Well, after a week of more playing, I have to say that Fallout 3 is indeed a good game despite its obvious shortcomings. Let me list some of them:
- SPECIAL stats have less meaning than in previous Fallouts. You can get almost all perks with just having 6 in every stat, which is easy to achieve.
- There is no real benefit in maxing out one or few of your SPECIAL stats, your character is "average" no matter how you spend your stat points. The only noticeable difference is intelligence as it really does help in the early levels by giving you some extra skill points to spend.
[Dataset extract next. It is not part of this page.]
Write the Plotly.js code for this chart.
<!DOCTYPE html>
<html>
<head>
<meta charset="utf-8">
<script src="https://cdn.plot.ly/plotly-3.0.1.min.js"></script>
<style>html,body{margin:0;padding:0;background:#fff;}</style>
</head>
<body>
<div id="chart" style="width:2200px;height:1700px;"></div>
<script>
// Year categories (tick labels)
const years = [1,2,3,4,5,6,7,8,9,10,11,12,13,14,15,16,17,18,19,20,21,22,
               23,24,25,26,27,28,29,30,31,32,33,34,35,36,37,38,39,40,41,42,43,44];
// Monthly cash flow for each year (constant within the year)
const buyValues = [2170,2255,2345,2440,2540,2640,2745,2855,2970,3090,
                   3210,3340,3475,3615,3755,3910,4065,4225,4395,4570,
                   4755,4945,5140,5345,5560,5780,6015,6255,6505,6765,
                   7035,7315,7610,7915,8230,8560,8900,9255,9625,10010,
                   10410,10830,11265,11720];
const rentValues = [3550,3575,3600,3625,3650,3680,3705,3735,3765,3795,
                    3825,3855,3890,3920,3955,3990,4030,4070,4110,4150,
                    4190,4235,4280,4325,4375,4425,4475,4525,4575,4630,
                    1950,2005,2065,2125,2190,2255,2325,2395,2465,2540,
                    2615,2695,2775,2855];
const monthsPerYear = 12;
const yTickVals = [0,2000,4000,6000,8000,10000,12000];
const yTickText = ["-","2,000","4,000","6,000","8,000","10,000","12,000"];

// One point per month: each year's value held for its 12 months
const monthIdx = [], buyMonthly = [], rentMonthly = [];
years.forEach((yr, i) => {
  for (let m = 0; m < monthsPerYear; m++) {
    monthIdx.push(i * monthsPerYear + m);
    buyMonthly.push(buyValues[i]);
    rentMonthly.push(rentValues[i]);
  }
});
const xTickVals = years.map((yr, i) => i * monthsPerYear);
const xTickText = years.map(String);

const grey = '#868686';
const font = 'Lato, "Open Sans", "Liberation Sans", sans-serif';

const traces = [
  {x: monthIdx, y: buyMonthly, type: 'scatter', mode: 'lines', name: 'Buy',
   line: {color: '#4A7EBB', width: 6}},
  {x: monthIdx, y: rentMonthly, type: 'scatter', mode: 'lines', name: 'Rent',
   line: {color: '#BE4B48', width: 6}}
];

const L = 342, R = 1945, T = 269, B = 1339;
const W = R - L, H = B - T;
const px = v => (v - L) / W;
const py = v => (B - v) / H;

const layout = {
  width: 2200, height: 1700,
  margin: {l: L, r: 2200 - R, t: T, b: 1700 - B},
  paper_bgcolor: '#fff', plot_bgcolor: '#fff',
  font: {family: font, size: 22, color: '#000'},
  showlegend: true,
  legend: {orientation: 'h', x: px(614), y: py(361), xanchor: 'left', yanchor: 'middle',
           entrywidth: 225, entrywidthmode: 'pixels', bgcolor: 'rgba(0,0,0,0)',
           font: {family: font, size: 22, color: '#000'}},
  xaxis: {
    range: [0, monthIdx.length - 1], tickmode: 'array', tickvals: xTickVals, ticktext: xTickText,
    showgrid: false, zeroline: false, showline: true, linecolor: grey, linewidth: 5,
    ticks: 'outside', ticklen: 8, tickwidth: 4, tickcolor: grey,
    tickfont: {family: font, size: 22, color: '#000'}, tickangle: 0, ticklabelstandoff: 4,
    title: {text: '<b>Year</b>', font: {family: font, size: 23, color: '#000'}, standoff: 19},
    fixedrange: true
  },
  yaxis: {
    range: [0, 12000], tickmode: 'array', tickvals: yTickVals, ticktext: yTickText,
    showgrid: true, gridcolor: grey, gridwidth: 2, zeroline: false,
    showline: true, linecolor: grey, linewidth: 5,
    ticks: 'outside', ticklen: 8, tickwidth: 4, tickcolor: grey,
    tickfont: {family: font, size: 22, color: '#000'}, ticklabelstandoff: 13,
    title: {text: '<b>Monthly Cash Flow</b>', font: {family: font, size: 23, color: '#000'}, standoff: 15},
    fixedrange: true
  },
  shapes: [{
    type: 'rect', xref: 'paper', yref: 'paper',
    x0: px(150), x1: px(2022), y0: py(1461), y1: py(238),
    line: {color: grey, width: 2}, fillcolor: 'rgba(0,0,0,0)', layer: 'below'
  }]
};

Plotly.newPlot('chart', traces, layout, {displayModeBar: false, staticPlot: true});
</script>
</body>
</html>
- Skill points are capped to 100 which is not bad in itself, but it is too easy to get ALL skills way past 50 if you spend your time exploring and acquiring skill books and have comprehension perk. There are 25 skill books for each skill, meaning 50 free skill points if you have comprehension perk. Also, stat and skill bobbleheads can give you +1 to stats and +10 skills. That is +62 to skills, plus 15 points you start with you already have 77 points in every skill.
- By the game's end, characters are bound to end up being way too similar skill wise. The only way to make actual difference is to play a game through differently. Not because your character lacks necessary skills, but because you yourself want to play differently. This I believe will be quite an annoyance to role players. Well, you could also intentionally cripple your character by not picking up skill books or bobbleheads, dunno if you can start the game with unspent SPECIAL points.
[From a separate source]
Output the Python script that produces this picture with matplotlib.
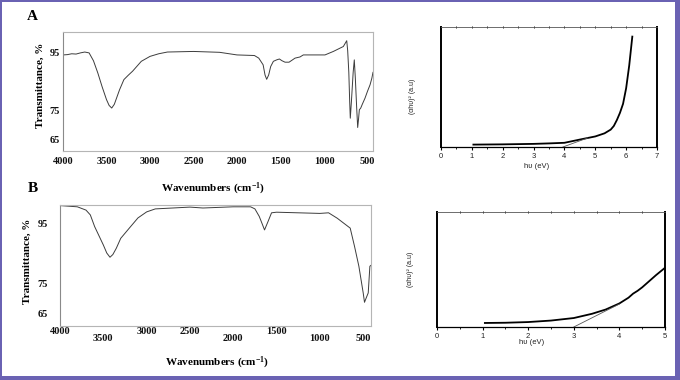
import matplotlib
matplotlib.use('Agg')
from matplotlib import pyplot as plt
from matplotlib.patches import Rectangle
from matplotlib.ticker import MultipleLocator

plt.rcParams['font.family'] = ['Liberation Serif', 'DejaVu Serif']
plt.rcParams['font.weight'] = 'bold'
plt.rcParams['axes.labelweight'] = 'bold'
plt.rcParams['mathtext.fontset'] = 'custom'
plt.rcParams['mathtext.rm'] = 'Liberation Serif:bold'
plt.rcParams['mathtext.it'] = 'Liberation Serif:bold'
plt.rcParams['mathtext.bf'] = 'Liberation Serif:bold'

# FTIR spectrum, sample A
wn_a = [4000, 3950, 3900, 3850, 3800, 3750, 3700, 3650, 3600, 3550, 3500, 3470,
        3440, 3410, 3380, 3350, 3300, 3250, 3200, 3100, 3000, 2900, 2800, 2500,
        2200, 2000, 1800, 1750, 1700, 1678, 1659, 1636, 1613, 1582, 1544, 1513,
        1483, 1448, 1402, 1372, 1333, 1276, 1238, 989, 893, 778, 739, 728, 715,
        705, 698, 685, 665, 652, 640, 625, 613, 603, 594, 578, 560, 529, 500,
        471, 450, 437]
tr_a = [94.0, 94.1, 94.4, 94.3, 94.7, 95.0, 94.7, 92.0, 87.8, 83.0, 78.6, 76.6,
        75.7, 77.0, 79.5, 82.0, 85.5, 87.0, 88.4, 91.8, 93.5, 94.4, 95.0, 95.2,
        94.9, 94.0, 93.8, 92.9, 90.6, 87.1, 85.6, 87.1, 90.0, 91.8, 92.3, 92.6,
        92.0, 91.5, 91.5, 92.1, 92.9, 93.3, 94.0, 94.0, 95.2, 96.9, 98.9, 95.5,
        88.0, 78.0, 72.2, 78.0, 88.0, 92.3, 86.0, 76.0, 69.0, 72.0, 75.1, 75.7,
        77.0, 79.1, 81.5, 83.7, 86.0, 88.0]

# FTIR spectrum, sample B
wn_b = [4000, 3800, 3700, 3650, 3600, 3500, 3460, 3423, 3390, 3350, 3299, 3200,
        3100, 3000, 2900, 2500, 2350, 2000, 1800, 1750, 1700, 1670, 1639, 1600,
        1558, 1501, 1000, 900, 800, 700, 650, 600, 550, 500, 485, 462, 442, 423,
        410]
tr_b = [100.8, 100.4, 99.3, 97.7, 93.8, 87.7, 85.0, 83.6, 84.5, 86.6, 89.9, 93.3,
        96.7, 98.7, 99.7, 100.3, 100.0, 100.4, 100.4, 99.7, 97.2, 95.0, 92.7, 95.4,
        98.4, 98.6, 98.2, 98.4, 96.6, 94.4, 93.3, 87.2, 80.6, 71.7, 68.6, 70.3,
        71.7, 80.6, 80.9]

ir_xticks = [4000, 3500, 3000, 2500, 2000, 1500, 1000, 500]
ir_yticks = [95, 75, 65]

# Tauc plots
ev_a = [1.05, 2.0, 3.0, 3.5, 4.0, 4.5, 5.0, 5.3, 5.5, 5.6, 5.7, 5.8, 5.9, 6.0, 6.1, 6.2]
ab_a = [0.02, 0.022, 0.026, 0.03, 0.035, 0.062, 0.088, 0.114, 0.145, 0.175, 0.225,
        0.285, 0.36, 0.49, 0.68, 0.92]
fit_a_x = [3.95, 4.75]
fit_a_y = [0.0, 0.075]

ev_b = [1.05, 1.5, 2.0, 2.5, 3.0, 3.4, 3.7, 4.0, 4.2, 4.3, 4.4, 4.5, 4.6, 4.8, 5.0]
ab_b = [0.035, 0.037, 0.043, 0.056, 0.078, 0.115, 0.152, 0.205, 0.255, 0.29, 0.315,
        0.345, 0.38, 0.45, 0.515]
fit_b_x = [3.0, 4.0]
fit_b_y = [0.0, 0.2]

W, H = 680, 380
fig = plt.figure(figsize=(W / 100, H / 100), dpi=100)
fig.patch.set_facecolor('white')


def box(l, t, r, b):
    return [l / W, 1 - b / H, (r - l) / W, (b - t) / H]


def ir_panel(rect, wn, tr, xlim, ylim, ypad, xpad, xlab_pos, ylab_pos):
    ax = fig.add_axes(rect)
    ax.plot(wn, tr, color='#3c3c3c', lw=0.7)
    ax.set_xlim(*xlim)
    ax.set_ylim(*ylim)
    ax.set_xticks(ir_xticks)
    ax.set_yticks(ir_yticks)
    ax.tick_params(length=0, labelsize=7.5, colors='#111111')
    ax.tick_params(axis='y', pad=ypad)
    ax.tick_params(axis='x', pad=xpad)
    for s in ax.spines.values():
        s.set_color('#b5b5b5')
        s.set_linewidth(0.8)
    ax.spines['left'].set_color('#8a8a8a')
    ax.set_xlabel('Wavenumbers (cm$^{-1}$)', fontsize=8)
    ax.set_ylabel('Transmittance, %', fontsize=8)
    ax.xaxis.set_label_coords(*xlab_pos)
    ax.yaxis.set_label_coords(*ylab_pos)
    return ax


def tauc_panel(rect, ev, ab, fx, fy, xmax, xlab_pos, ylab_pos):
    ax = fig.add_axes(rect)
    ax.plot(ev, ab, color='black', lw=1.3)
    ax.plot(fx, fy, color='#555555', lw=0.6)
    ax.set_xlim(0, xmax)
    ax.set_ylim(0, 1)
    ax.set_yticks([])
    ax.xaxis.set_major_locator(MultipleLocator(1))
    ax.xaxis.set_minor_locator(MultipleLocator(0.5))
    ax.tick_params(axis='x', which='major', direction='out', length=2.5, width=0.8,
                   pad=1.5, labelsize=5.5, labelcolor='#222222')
    ax.tick_params(axis='x', which='minor', direction='out', length=1.5, width=0.6)
    for lab in ax.get_xticklabels():
        lab.set_family('Liberation Sans')
        lab.set_fontweight('normal')
    top = ax.secondary_xaxis('top')
    top.xaxis.set_major_locator(MultipleLocator(0.5))
    top.tick_params(direction='inout', length=2, width=0.6, labeltop=False)
    top.spines['top'].set_visible(False)
    ax.spines['left'].set_linewidth(1.4)
    ax.spines['right'].set_linewidth(1.4)
    ax.spines['bottom'].set_linewidth(0.9)
    ax.spines['top'].set_linewidth(0.6)
    ax.spines['top'].set_color('#555555')
    ax.set_xlabel('h\u03c5 (eV)', fontsize=5.5, family='Liberation Sans',
                  fontweight='normal', color='#222222')
    ax.set_ylabel('(\u03b1h\u03c5)\u00b2 (a.u)', fontsize=5, family='Liberation Sans',
                  fontweight='normal', color='#222222')
    ax.xaxis.set_label_coords(*xlab_pos)
    ax.yaxis.set_label_coords(*ylab_pos)
    return ax


ax1 = ir_panel(box(63, 32, 373, 151), wn_a, tr_a, (4000, 437), (60.9, 101.9),
               2, 4, (0.484, -0.255), (-0.058, 0.555))
ax2 = ir_panel(box(60, 205, 371, 326), wn_b, tr_b, (4000, 410), (60.7, 101.0),
               9, 0.5, (0.505, -0.235), (-0.09, 0.53))
# staggered wavenumber labels in the lower spectrum
for i in [1, 4, 6, 7]:
    ax2.get_xticklabels()[i].set_y(-0.058)

tauc_panel(box(441, 27, 657, 147), ev_a, ab_a, fit_a_x, fit_a_y, 7,
           (0.444, -0.135), (-0.116, 0.42))
tauc_panel(box(437, 212, 665, 327), ev_b, ab_b, fit_b_x, fit_b_y, 5,
           (0.415, -0.10), (-0.099, 0.50))

fig.text(32 / W, 1 - 17 / H, 'A', fontsize=11, ha='center', va='center')
fig.text(33 / W, 1 - 189 / H, 'B', fontsize=11, ha='center', va='center')

# purple frame around the figure
frame = '#6a62b3'
for x0, y0, w, h in [(0, 378, 680, 2), (0, 0, 1.5, 380), (675, 0, 5, 380), (0, 0, 680, 4)]:
    fig.add_artist(Rectangle((x0 / W, y0 / H), w / W, h / H, transform=fig.transFigure,
                             facecolor=frame, edgecolor='none'))

fig.savefig('out.png', dpi=100)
Without skill books (especially with comprehension perk around) and bobbleheads you would actually have to spend your points more carefully. But as it is now, Fallout 3 has been dumbed down to suit casual (console) gamers. The game is definitely much easier on the RPG element than the old-school Fallouts. However, at the same time combat elements are also easier to experienced PC gamers. I don't know how difficult combat is on console pads, but it is definitely child's play on PC.
Still, even though F3 has been dumbed down as seems to be the trend on every modern sequel of classic games, F3 is still a good game and worth its price tag, at least when the price has dropped a bit. Anyway, F3 does not require you to type in serial key to install or play the game, it does not need the DVD to be in the drive while you play, it doesn't even seem to have any noticeable copy protection. This alone is a good reason to support the game and buy it. If for nothing else than to show example that games without copy protections can sell well.
I still have positive feeling about the game, despite the fact that its critical elements been dumbed down. The game is fun to play. But for how long, that I don't know.